Unfortunately, that is not the most efficient way as the above code processes the entire graph in every run. Ideally, we should be able to process the new nodes and edges that the user introduces. Also, we should process the nodes/edges/connected components touched by those new edges. The latter is important because a new edge can connect two independent connected components, as shown in the following figure. In this case, the two connected components need to be merged and must be assigned the same ID as shown:
Using Version Numbers to Improve Efficiency
We address this by assigning a version number with all the edges starting with 1. Since RudderStack loads the data in batches, a monotonically increasing version number is associated with each load. You can also use the following algorithm to use timestamp with minor tweaks.

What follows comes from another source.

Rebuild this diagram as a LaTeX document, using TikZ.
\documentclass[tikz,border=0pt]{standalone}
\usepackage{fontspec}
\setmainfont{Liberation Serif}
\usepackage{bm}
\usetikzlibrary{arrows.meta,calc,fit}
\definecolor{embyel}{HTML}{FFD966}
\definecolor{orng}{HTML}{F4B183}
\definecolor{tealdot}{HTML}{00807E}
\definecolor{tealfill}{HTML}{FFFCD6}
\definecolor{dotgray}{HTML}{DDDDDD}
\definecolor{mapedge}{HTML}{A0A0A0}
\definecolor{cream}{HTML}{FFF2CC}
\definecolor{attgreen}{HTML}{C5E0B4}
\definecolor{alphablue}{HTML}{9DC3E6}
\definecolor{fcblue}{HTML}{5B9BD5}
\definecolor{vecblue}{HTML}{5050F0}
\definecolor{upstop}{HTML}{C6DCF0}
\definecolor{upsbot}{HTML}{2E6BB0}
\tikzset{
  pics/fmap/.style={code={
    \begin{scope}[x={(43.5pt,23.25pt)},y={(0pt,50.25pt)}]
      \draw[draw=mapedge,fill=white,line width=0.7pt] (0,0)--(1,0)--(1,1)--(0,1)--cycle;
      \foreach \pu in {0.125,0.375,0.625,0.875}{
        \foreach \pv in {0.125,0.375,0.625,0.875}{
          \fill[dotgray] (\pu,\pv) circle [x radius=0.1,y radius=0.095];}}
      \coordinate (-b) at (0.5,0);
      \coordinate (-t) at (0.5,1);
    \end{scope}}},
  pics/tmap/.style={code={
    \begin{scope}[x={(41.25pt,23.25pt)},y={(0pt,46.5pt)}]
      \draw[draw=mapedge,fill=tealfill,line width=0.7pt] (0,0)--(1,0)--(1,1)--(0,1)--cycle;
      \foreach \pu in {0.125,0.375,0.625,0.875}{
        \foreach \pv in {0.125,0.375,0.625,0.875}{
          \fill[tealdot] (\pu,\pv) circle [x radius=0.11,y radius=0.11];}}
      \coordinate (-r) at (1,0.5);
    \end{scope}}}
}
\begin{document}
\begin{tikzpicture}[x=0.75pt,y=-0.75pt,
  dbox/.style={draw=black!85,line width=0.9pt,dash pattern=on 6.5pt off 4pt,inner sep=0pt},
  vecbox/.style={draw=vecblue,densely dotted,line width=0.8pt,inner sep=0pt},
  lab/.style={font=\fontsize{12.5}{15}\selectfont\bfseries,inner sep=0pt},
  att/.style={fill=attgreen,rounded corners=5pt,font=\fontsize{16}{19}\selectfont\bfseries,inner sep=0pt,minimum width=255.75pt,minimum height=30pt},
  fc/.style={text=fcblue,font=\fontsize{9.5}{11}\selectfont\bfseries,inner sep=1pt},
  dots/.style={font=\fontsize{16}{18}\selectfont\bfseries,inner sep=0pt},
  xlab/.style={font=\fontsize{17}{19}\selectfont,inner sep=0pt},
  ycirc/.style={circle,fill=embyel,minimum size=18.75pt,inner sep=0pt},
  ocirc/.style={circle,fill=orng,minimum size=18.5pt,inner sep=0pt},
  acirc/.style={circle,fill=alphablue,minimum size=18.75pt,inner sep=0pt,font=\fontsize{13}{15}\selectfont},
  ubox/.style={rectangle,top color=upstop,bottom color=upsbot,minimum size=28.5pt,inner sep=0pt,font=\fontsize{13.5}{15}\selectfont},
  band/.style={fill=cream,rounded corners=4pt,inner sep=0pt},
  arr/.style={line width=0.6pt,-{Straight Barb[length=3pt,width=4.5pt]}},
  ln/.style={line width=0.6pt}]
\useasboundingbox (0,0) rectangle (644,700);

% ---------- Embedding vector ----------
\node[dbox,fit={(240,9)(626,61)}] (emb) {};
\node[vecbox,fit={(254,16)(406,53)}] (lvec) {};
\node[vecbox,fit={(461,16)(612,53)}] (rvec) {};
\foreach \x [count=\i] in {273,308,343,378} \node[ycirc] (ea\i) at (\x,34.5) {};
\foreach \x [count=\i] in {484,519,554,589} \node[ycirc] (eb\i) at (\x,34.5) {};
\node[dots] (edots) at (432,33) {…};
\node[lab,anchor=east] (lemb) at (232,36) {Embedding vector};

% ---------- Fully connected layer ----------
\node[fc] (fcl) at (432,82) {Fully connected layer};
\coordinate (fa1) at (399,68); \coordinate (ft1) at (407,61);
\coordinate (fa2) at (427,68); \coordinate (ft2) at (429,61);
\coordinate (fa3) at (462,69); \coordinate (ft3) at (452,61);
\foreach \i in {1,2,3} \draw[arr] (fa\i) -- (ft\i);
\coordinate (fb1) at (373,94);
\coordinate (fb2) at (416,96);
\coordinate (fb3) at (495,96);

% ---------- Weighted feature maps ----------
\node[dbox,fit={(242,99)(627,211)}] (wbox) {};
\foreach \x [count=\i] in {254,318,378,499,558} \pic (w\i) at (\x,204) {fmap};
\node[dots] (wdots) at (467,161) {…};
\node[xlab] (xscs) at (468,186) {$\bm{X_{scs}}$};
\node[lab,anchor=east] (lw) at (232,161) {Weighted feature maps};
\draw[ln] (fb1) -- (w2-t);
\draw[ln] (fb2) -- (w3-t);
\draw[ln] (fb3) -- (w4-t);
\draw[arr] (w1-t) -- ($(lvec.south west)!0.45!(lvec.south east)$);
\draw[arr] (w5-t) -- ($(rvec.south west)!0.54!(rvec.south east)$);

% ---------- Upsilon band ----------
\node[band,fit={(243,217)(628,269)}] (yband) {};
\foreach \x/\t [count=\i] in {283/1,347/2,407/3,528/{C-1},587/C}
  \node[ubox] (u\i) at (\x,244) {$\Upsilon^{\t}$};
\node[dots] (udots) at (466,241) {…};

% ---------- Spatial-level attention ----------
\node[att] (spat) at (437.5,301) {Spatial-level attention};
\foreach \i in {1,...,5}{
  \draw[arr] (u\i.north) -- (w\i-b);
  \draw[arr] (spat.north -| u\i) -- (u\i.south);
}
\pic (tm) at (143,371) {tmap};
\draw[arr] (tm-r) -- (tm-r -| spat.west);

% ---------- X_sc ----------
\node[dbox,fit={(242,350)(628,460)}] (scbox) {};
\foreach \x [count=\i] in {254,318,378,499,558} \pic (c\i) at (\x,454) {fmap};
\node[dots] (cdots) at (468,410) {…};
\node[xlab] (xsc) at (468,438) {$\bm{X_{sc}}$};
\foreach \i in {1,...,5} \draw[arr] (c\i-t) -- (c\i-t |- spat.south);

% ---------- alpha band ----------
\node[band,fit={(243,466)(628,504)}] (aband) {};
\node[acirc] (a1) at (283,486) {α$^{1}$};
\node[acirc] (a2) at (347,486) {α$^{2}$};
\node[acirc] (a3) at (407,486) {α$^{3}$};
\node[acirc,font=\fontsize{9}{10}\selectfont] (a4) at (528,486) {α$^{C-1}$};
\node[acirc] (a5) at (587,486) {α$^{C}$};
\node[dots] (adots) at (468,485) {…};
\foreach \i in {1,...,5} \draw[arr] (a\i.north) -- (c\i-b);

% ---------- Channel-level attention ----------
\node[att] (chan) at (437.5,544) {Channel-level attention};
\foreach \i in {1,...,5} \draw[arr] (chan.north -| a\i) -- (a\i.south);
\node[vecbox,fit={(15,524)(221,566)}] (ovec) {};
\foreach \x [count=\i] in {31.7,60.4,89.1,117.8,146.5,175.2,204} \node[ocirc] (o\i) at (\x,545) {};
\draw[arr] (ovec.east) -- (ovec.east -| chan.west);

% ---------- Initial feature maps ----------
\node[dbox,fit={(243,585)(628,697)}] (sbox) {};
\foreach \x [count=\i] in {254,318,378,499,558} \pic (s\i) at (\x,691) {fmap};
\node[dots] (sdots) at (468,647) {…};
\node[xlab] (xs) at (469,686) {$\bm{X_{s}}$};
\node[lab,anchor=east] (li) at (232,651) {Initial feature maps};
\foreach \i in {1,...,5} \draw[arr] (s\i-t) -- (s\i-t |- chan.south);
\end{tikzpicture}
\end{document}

The Nth run of the ID mapping algorithm only touches nodes with edges with version N (or higher). You need to apply this process transitively. If the algorithm touches a node in the version N run, you need to process all the edges (even the older version ones) and nodes connected to those edges in the next run. This is required to handle the case described in the identity graph above. It is not enough to only process New Edge. You need to update all the nodes connected to New Edge. Furthermore, you need to update all the other edges from those nodes and their transitive closure.
CREATE TABLE ID_GRAPH_0 (
orig_anon_id varchar(32),
orig_user_id varchar(32),
curr_anon_id varchar(32),
curr_user_id varchar(32),
version_anon_id int,
version_user_id int,
);
CREATE TABLE ID_GRAPH_1 AS
(
SELECT
orig_anon_id,
orig_user_id,
CASE
WHEN curr_anon_id is NULL THEN NULL
WHEN tmp_anon_id < curr_anon_id THEN tmp_anon_id
ELSE curr_anon_id
END AS curr_anon_id,
CASE
WHEN curr_user_id is NULL THEN NULL
WHEN tmp_user_id < curr_user_id THEN tmp_user_id
ELSE curr_user_id
END as curr_user_id,
CASE
WHEN curr_anon_id is NULL THEN version_anon_id
WHEN tmp_anon_id < curr_anon_id THEN curr_version
ELSE version_anon_id
END AS version_anon_id,
CASE
WHEN curr_user_id is NULL THEN version_usrer_id
WHEN tmp_user_id < curr_user_id THEN curr_version
ELSE version_user_id
END as version_user_id
FROM
(
SELECT
orig_anon_id,
orig_user_id,
curr_anon_id,
curr_user_id,
version_anon_id,
version_user_id,
MIN(curr_user_id)
OVER(PARTITION BY orig_anon_id)
as tmp_anon_id,
MIN(curr_anon_id)
OVER(PARTITION BY orig_user_id)
as tmp_user_id
FROM
ID_GRAPH_0
WHERE orig_anon_id IN (
SELECT orig_anon_id from ID_GRAPH_0 WHERE version_anon_id == curr_version
) OR
orig_user_id IN (
SELECT orig_user_id from ID_GRAPH_0 WHERE version_user_id == curr_version
)
) AS TMP_GRAPH_0
)
Profiling
We did quick profiling of the base version with the incremental version on an identity graph with 4 million nodes with 1 percent new random edges introduced between every run. The base version requires ~60secs, while the incremental version requires ~10 secs. This means 5-6 times speed-up over the base version.
We will disclose more detailed profiling of real-life applications in our future blogs.
Conclusion
In this blog, we showed how to achieve ID mapping in a data warehouse efficiently using SQL. This, however, was scratching the surface of the problem of ID mapping. People have worked on developing sophisticated probabilistic techniques to associate IDs using statistical and machine learning approaches. The data warehouses themselves are adding in-house machine learning capabilities. We want to explore that in the future.